Emily Grierson’s House and Gray Hair
Emily Grierson’s house and gray hair are a few of the symbols evident in the story. The Grierson’s house remains as an insignia of the fading aristocracy of the South (Abdurrahman, 2016). The house’s architecture was famous in the late 1800s, which has changed by the authorship time of the story. The houses’ elite affluence faded despite its “…stubborn and coquettish decay…” (Faulkner, 2012). Similar to how the southern values were reluctant to change, so was Emily towards changing the house. However, the inevitable nature of change caught up with Emily, and the house people never entered was open to the townspeople during her funeral.
The mention of Emily’s and her servant Tobe’s hair color as gray after the disappearance of Barron drives the audience’s attention to the same. Like Grierson’s house, the iron-gray hair symbolizes the elapsing of time in the story (Abdurrahman, 2016). The townspeople gauge the time passed by looking at the grayness of her hair. Also, the graying of her hair to iron-gray symbolizes strengthening her iron will to live as she wants. That is, as she grows older, she disagrees with the leadership of Jefferson on taxes.

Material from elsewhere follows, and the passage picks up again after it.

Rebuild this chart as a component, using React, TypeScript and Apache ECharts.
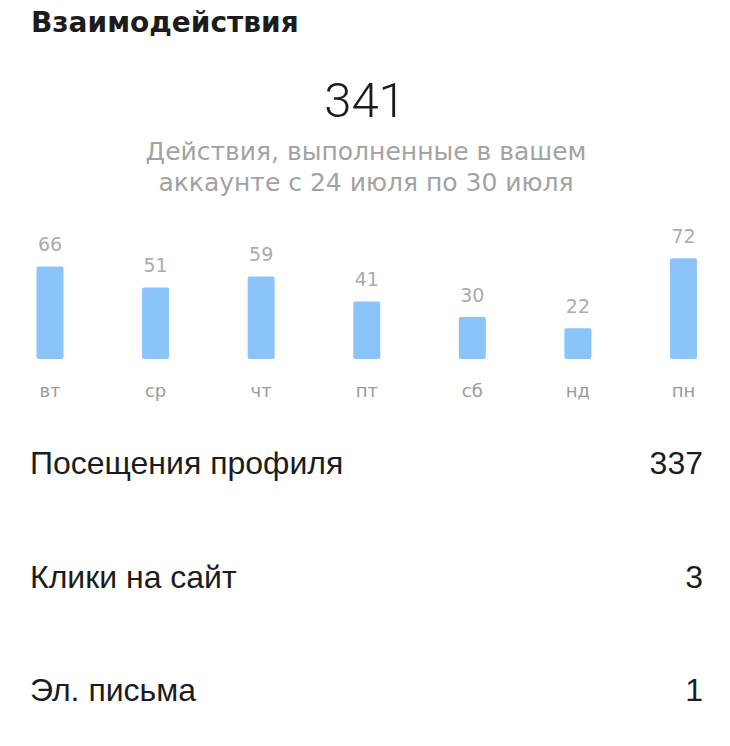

Emily Grierson and Homer Baron Character Analysis
The main characters in the story are Emily Grierson and Homer Barron, who help Falkner convey his themes. Emily has a hidden identity that the townspeople try to uncover with no success. As dark, shady, dusty, and shuttered the Grierson’s house is, so is the woman living in it. Her bizarre behavior strengthens the eccentric trait she bares, which is normal southerner-like behavior. Her controlling behavior is evident in her refusal to explain to the druggist for what use she buys the poison, her refusal to take up the metallic numbers, and eventual refusal to pay taxes.
Emily’s controlling behavior foreshadows and stamps her necrophilia trait literally and metaphorically. Necrophilia traits control and prefer entities with little to no resistance to their will, like dead bodies (Zhang & Liu, 2020). On the other side, Barron, as a northerner, embodies industrialization as he comes as a foreman with machinery to Jefferson. His “not marrying type” is a modern idea that allows him to charm women and not commit to one. Also, the scandalous nature of his relationship with Emily due to her elite status is a change typifying modernity in the uptight South.
The story has themes, symbols, and characters that ferry its plot forward. The themes of traditional versus change and patriarchy dominate the story, opening the audience to a typical Southern life during the reconstruction era. The Grierson’s house and Emily’s frequently referenced gray hair are examples of symbols Falkner uses in this piece. The character Emily represents is a necrophiliac resisting the changes bound to happen in the South. Homer represents modernity and industrialization sipped into the South during the post-civil war era.
- Abdurrahman, I. B. (2016). A Stylistic Analysis of Complexity in William Faulkner’s” A Rose for Emily.” Advances in Language and Literary Studies, 7(4), 220-230.
- Faulkner, W. (2012). A Rose for Emily and Other Stories. Random House Publishing Group.
- Zhang, P., & Liu, T. (2020). Narrative Time in Faulkner’s “a Rose for Emily.”